Estas grandes empresas tienen una lógica predatoria en tanto acaparan el mercado y, también para sorpresa de muchos, queman más libros de los que venden. Porque bueno, hay que hacer espacio en los depósitos. Los precios estratosféricos amortiguan lo que se pierde en el fuego.

Si alguna vez les ha llamado la atención el ritmo con el que aumentan los precios de los libros, esto se debe a que se suelen hacer aumentos antes de que sea necesario, previendo los movimientos en los mercados, en tanto hay cierto lapso de tiempo entre el momento en que alguien compra un libro en la librería y el momento en que esa librería le rinde el dinero a las editoriales.

Por suerte para quienes estamos enfermos de bibliomanía y de lectura compulsiva, en Argentina existe un nutrido movimiento de editoriales independientes. Algunas más grandes, otras minúsculas, todas producen un catálogo cuya autoría responde a la apuesta estética y política de esos grandes hacedores invisibles de la cultura que son los editores y las editoras. Un rol que refiere a la persona que decide qué se publica y cómo, y que no debe confundirse con el rol de ser dueño de una editorial, aunque para el caso de las editoriales independientes esos roles suelen coincidir.

Editoriales que hacen libros industriales (es decir, que contratan una imprenta), editoriales cartoneras (que se trabajan mancomunadamente con cooperativas que reciclan cartón), editoriales artesanales (que fabrican los libros encuadernando a mano), editoriales que experimentan con los materiales (que imprimen en materiales inesperados, que utilizan formatos novedosos): son ellas las que hoy hacen auténticos libros, aprovechando la posibilidad de la venta online y de las innumerables ferias a lo largo del país.
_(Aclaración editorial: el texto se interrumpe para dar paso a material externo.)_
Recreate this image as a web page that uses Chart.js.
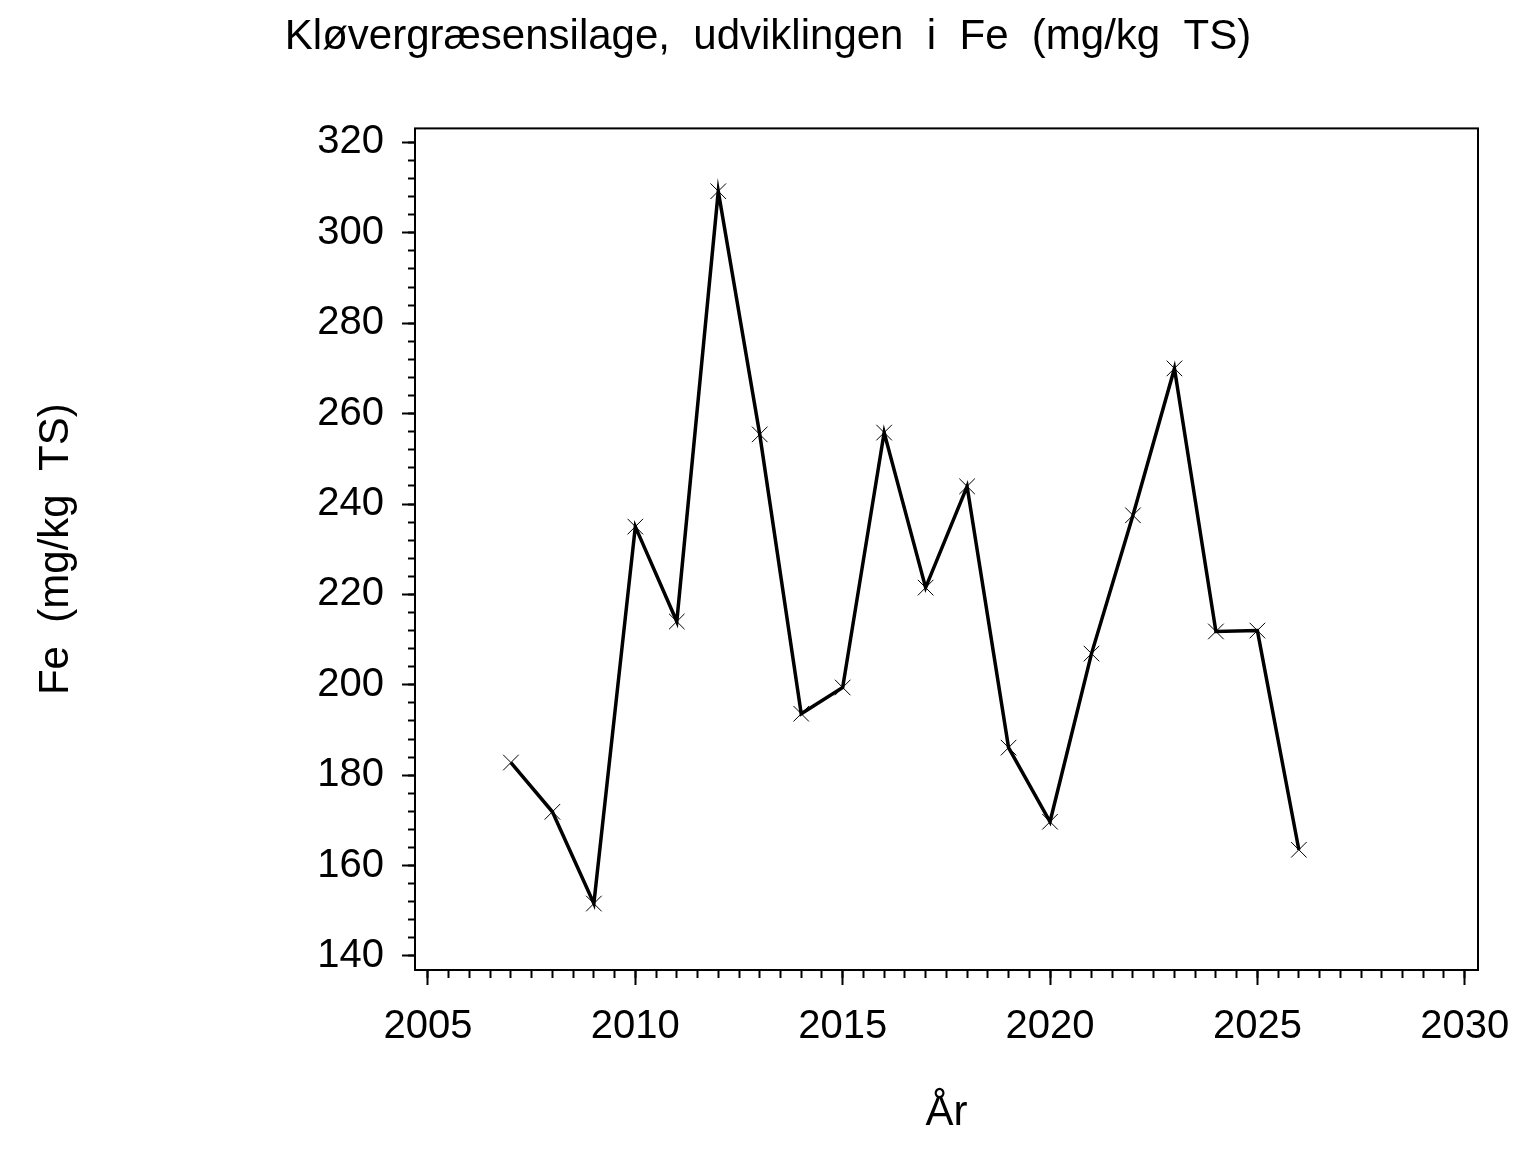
<!DOCTYPE html>
<html>
<head>
<meta charset="utf-8">
<script src="https://cdn.jsdelivr.net/npm/chart.js@4"></script>
<style>
  html, body { margin: 0; padding: 0; background: #ffffff; }
  #wrap { width: 1536px; height: 1152px; }
</style>
</head>
<body>
<div id="wrap"><canvas id="c" width="1536" height="1152"></canvas></div>
<script>
// ---- data ----
const chartTitle = 'Kløvergræsensilage,  udviklingen  i  Fe  (mg/kg  TS)';
const xTitle = 'År';
const yTitle = 'Fe  (mg/kg  TS)';
const years = [2007, 2008, 2009, 2010, 2011, 2012, 2013, 2014, 2015, 2016,
               2017, 2018, 2019, 2020, 2021, 2022, 2023, 2024, 2025, 2026];
const feValues = [182.8, 171.9, 151.6, 235.0, 214.0, 309.2, 255.4, 193.6, 199.4, 255.8,
                  221.5, 243.9, 186.1, 169.7, 206.9, 237.5, 270.0, 211.8, 212.0, 163.5];
const xMajorStep = 5, xMinorStep = 0.5;
const yMajorStep = 20, yMinorStep = 4;
const xRange = [2004.687, 2030.32];
const yRange = [136.9, 323.1];

const FONT = "'Liberation Sans', Arial, sans-serif";

const framePlugin = {
  id: 'frame',
  afterDatasetsDraw(chart) {
    const a = chart.chartArea, ctx = chart.ctx;
    ctx.save();
    ctx.strokeStyle = '#000';
    ctx.lineWidth = 2;
    ctx.strokeRect(a.left, a.top, a.right - a.left, a.bottom - a.top);
    ctx.restore();
  }
};

const points = years.map((yr, i) => ({ x: yr, y: feValues[i] }));

new Chart(document.getElementById('c'), {
  type: 'line',
  data: {
    datasets: [{
      data: points,
      borderColor: '#000',
      borderWidth: 3.5,
      tension: 0,
      fill: false,
      pointStyle: 'crossRot',
      pointRadius: 11,
      pointHoverRadius: 11,
      pointBorderWidth: 1,
      pointBorderColor: '#000',
      pointBackgroundColor: '#000'
    }]
  },
  options: {
    responsive: false,
    devicePixelRatio: 1,
    animation: false,
    layout: { padding: 0 },
    plugins: {
      legend: { display: false },
      tooltip: { enabled: false },
      title: {
        display: true,
        text: chartTitle,
        color: '#000',
        font: { family: FONT, size: 42, weight: 'normal' },
        padding: { top: 12.4, bottom: 65.6 }
      }
    },
    scales: {
      x: {
        type: 'linear', position: 'bottom', weight: 10, bounds: 'ticks',
        min: xRange[0], max: xRange[1],
        border: { display: false },
        grid: { drawOnChartArea: false, drawTicks: true, tickLength: 15, tickWidth: 2, tickColor: '#000' },
        ticks: { stepSize: xMajorStep, includeBounds: false, autoSkip: false, maxRotation: 0, color: '#000',
                 padding: 18, font: { family: FONT, size: 40 }, callback: v => String(v) },
        title: { display: true, text: xTitle, color: '#000', font: { family: FONT, size: 42 }, padding: { top: 0, bottom: 13 } },
        afterFit(s) { s.height = 182; }
      },
      xMinor: {
        type: 'linear', position: 'bottom', weight: 0, bounds: 'ticks',
        min: xRange[0], max: xRange[1],
        border: { display: false },
        grid: { drawOnChartArea: false, drawTicks: true, tickLength: 8, tickWidth: 2, tickColor: '#000' },
        ticks: { stepSize: xMinorStep, includeBounds: false, autoSkip: false, display: false },
        afterFit(s) { s.height = 0; }
      },
      y: {
        type: 'linear', position: 'left', weight: 10, bounds: 'ticks',
        min: yRange[0], max: yRange[1],
        border: { display: false },
        grid: { drawOnChartArea: false, drawTicks: true, tickLength: 13, tickWidth: 2, tickColor: '#000' },
        ticks: { stepSize: yMajorStep, includeBounds: false, autoSkip: false, color: '#000',
                 padding: 18, font: { family: FONT, size: 40 } },
        title: { display: true, text: yTitle, color: '#000', font: { family: FONT, size: 42 }, padding: { top: 31, bottom: 0 } },
        afterFit(s) { s.width = 415; }
      },
      yMinor: {
        type: 'linear', position: 'left', weight: 0, bounds: 'ticks',
        min: yRange[0], max: yRange[1],
        border: { display: false },
        grid: { drawOnChartArea: false, drawTicks: true, tickLength: 7, tickWidth: 2, tickColor: '#000' },
        ticks: { stepSize: yMinorStep, includeBounds: false, autoSkip: false, display: false },
        afterFit(s) { s.width = 0; }
      },
      rightSpace: {
        type: 'linear', position: 'right', display: true,
        border: { display: false },
        grid: { display: false, drawTicks: false },
        ticks: { display: false },
        afterFit(s) { s.width = 58; }
      }
    }
  },
  plugins: [framePlugin]
});
</script>
</body>
</html>
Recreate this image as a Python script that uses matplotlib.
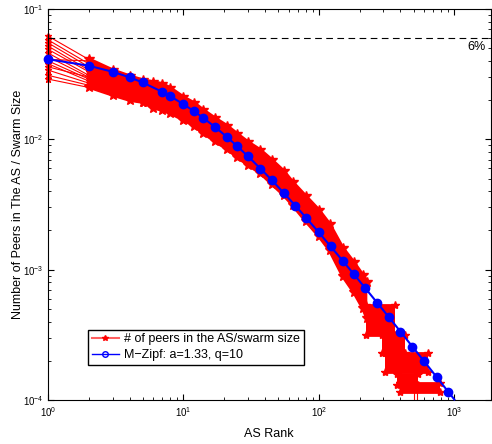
import matplotlib
matplotlib.use("Agg")
import matplotlib.pyplot as plt
from matplotlib.lines import Line2D

plt.rcParams['font.family'] = ['Liberation Sans', 'DejaVu Sans']
plt.rcParams['mathtext.fontset'] = 'custom'
plt.rcParams['mathtext.rm'] = 'Liberation Sans'
plt.rcParams['mathtext.it'] = 'Liberation Sans:italic'
plt.rcParams['mathtext.bf'] = 'Liberation Sans:bold'

# M-Zipf fit (a=1.33, q=10), read at the marker ranks
zipf_rank = [1, 2, 3, 4, 5, 7, 8, 10, 12, 14, 17, 21, 25, 30, 37, 45, 55, 67, 81,
             100, 122, 150, 181, 220, 270, 330, 400, 490, 595, 740, 900, 1000]
zipf_val = [0.0412, 0.0367, 0.0330, 0.0299, 0.0273, 0.0231, 0.0214, 0.0186, 0.0164,
            0.0146, 0.0125, 0.0104, 0.00884, 0.00740, 0.00597, 0.00485, 0.00388,
            0.00310, 0.00248, 0.00193, 0.00151, 0.00117, 0.000925, 0.000722,
            0.000556, 0.000430, 0.000335, 0.000257, 0.000200, 0.000150, 0.000116,
            0.000101]

# measured swarms: first ranks of individual swarms
swarm_rank = [1, 2, 3, 4, 5, 7, 10]
swarms = [
    [0.062, 0.041, 0.034, 0.030, 0.028, 0.025, 0.020],
    [0.058, 0.038, 0.032, 0.029, 0.027, 0.024, 0.019],
    [0.055, 0.036, 0.031, 0.028, 0.026, 0.023, 0.018],
    [0.052, 0.034, 0.030, 0.027, 0.025, 0.022, 0.018],
    [0.049, 0.033, 0.029, 0.026, 0.024, 0.021, 0.017],
    [0.046, 0.031, 0.028, 0.025, 0.023, 0.020, 0.016],
    [0.043, 0.030, 0.027, 0.024, 0.022, 0.020, 0.016],
    [0.040, 0.029, 0.026, 0.023, 0.021, 0.019, 0.015],
    [0.038, 0.028, 0.025, 0.022, 0.021, 0.018, 0.015],
    [0.036, 0.030, 0.026, 0.024, 0.022, 0.019, 0.016],
    [0.034, 0.027, 0.024, 0.022, 0.020, 0.018, 0.0145],
    [0.031, 0.026, 0.023, 0.021, 0.0195, 0.017, 0.0142],
    [0.029, 0.025, 0.022, 0.020, 0.019, 0.0168, 0.0141],
    [0.041, 0.040, 0.033, 0.029, 0.027, 0.023, 0.019],
]

# spread of all swarms over the ranks (upper / lower edge)
band_rank = [2, 3, 4, 5, 6, 7, 8, 10, 12, 14, 17, 21, 25, 30, 37, 45, 55, 64, 80,
             100, 120, 150, 181, 211, 226]
band_hi = [0.0413, 0.0340, 0.0306, 0.0285, 0.0275, 0.0266, 0.0248, 0.0211, 0.0190,
           0.0168, 0.0146, 0.0127, 0.0110, 0.00953, 0.00828, 0.00694, 0.00571,
           0.00470, 0.00367, 0.00287, 0.00224, 0.00147, 0.00114, 0.000909, 0.000803]
band_lo = [0.0252, 0.0219, 0.0200, 0.0193, 0.0174, 0.0168, 0.0159, 0.0141, 0.0127,
           0.0112, 0.00971, 0.00843, 0.00731, 0.00636, 0.00551, 0.00454, 0.00374,
           0.00313, 0.00236, 0.00181, 0.00141, 0.000893, 0.000673, 0.000507, 0.000426]

# tail: plateaus of 1..k peers per swarm
step_r0 = [222, 290, 307, 375, 395]
step_r1 = [364, 433, 640, 535, 780]
step_hi = [0.000535, 0.000315, 0.000229, 0.000158, 0.000135]
step_lo = [0.000315, 0.000229, 0.000164, 0.000130, 0.000115]
drop_ranks = [507, 530]

red = '#ff0000'
blue = '#0000ff'

fig = plt.figure(figsize=(4.92, 4.44), dpi=100)
ax = fig.add_axes([48 / 492, 1 - 400 / 444, 442.5 / 492, 391 / 444])

ax.fill_between(band_rank, band_lo, band_hi, color=red, lw=0)
ax.plot(band_rank, band_hi, color=red, marker='*', ms=7, lw=2.5)
ax.plot(band_rank, band_lo, color=red, marker='*', ms=7, lw=2.5)
for r0, r1, hi, lo in zip(step_r0, step_r1, step_hi, step_lo):
    ax.fill_between([r0, r1], [lo, lo], [hi, hi], color=red, lw=0)
    ax.plot([r0, r1], [hi, hi], color=red, marker='*', ms=6, lw=2)
    ax.plot([r0, r1], [lo, lo], color=red, marker='*', ms=6, lw=2)
ax.vlines(drop_ranks, 1e-4, 0.00013, color=red, lw=0.8)
for s in swarms:
    ax.plot(swarm_rank, s, color=red, marker='*', ms=5, lw=0.8, clip_on=False)

ax.plot(zipf_rank, zipf_val, color=blue, lw=1.5, marker='o', ms=6,
        markevery=list(range(len(zipf_rank) - 1)), clip_on=False, zorder=3)

ax.axhline(0.06, color='k', ls=(0, (6, 4)), lw=0.8)
ax.text(0.99, 0.051, '6%', transform=ax.get_yaxis_transform(), ha='right',
        va='center', fontsize=9)

ax.set_xscale('log')
ax.set_yscale('log')
ax.set_xlim(1, 1850)
ax.set_ylim(1e-4, 1e-1)
ax.tick_params(which='both', direction='in', top=True, right=True, labelsize=7)
ax.tick_params(which='major', length=4)
ax.tick_params(which='minor', length=2)
ax.set_xlabel('AS Rank', fontsize=9, labelpad=7)
ax.set_ylabel('Number of Peers in The AS / Swarm Size', fontsize=9, labelpad=-1)

handles = [Line2D([], [], color='#ff6060', lw=1.5, marker='*', ms=4,
                  mfc=red, mec=red),
           Line2D([], [], color=blue, lw=1, marker='o', ms=4, mfc='none')]
ax.legend(handles, ['# of peers in the AS/swarm size', 'M\u2212Zipf: a=1.33, q=10'],
          loc='lower left', bbox_to_anchor=(0.09, 0.09), borderaxespad=0,
          fontsize=9, fancybox=False, edgecolor='k', framealpha=1,
          handlelength=2.2, borderpad=0.3, labelspacing=0.3, handletextpad=0.4)

fig.savefig('out.png', dpi=100)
Tenemos que agradecerles a ellas que el libro goce de buena salud, pero hay que acompañarlas frente a la amenaza que les representa el precio prohibitivo que alcanza el papel.

Aunque sea para darle vehículo a ideas lamentables, hasta las derechas radicalizadas e incluso los entusiastas de la frivolidad y del individualismo -es decir, los entusiastas de la superación personal- encuentran en el libro un objeto medio valioso para llegar a sus públicos.

Las tecnologías que quisieron reemplazar el libro se frustraron. Intentaron todo: sumarle olor a libro, poner animaciones que emulan la vuelta de las páginas, ofrecer miles y miles de libros en un solo objeto. Sin embargo el libro tradicional permanece.

El libro. Offline, analógico, inalámbrico, inflamable y permeable. De la mano de una docente. En la casa de algún familiar. En una biblioteca pública. Como artefacto mágico y herramienta de trabajo. Quizás con algo de esfuerzo lo salvemos de quienes quieren explotarlo y logremos que siga estando ahí para darle la bienvenida a nuevas bio-biblio-grafías.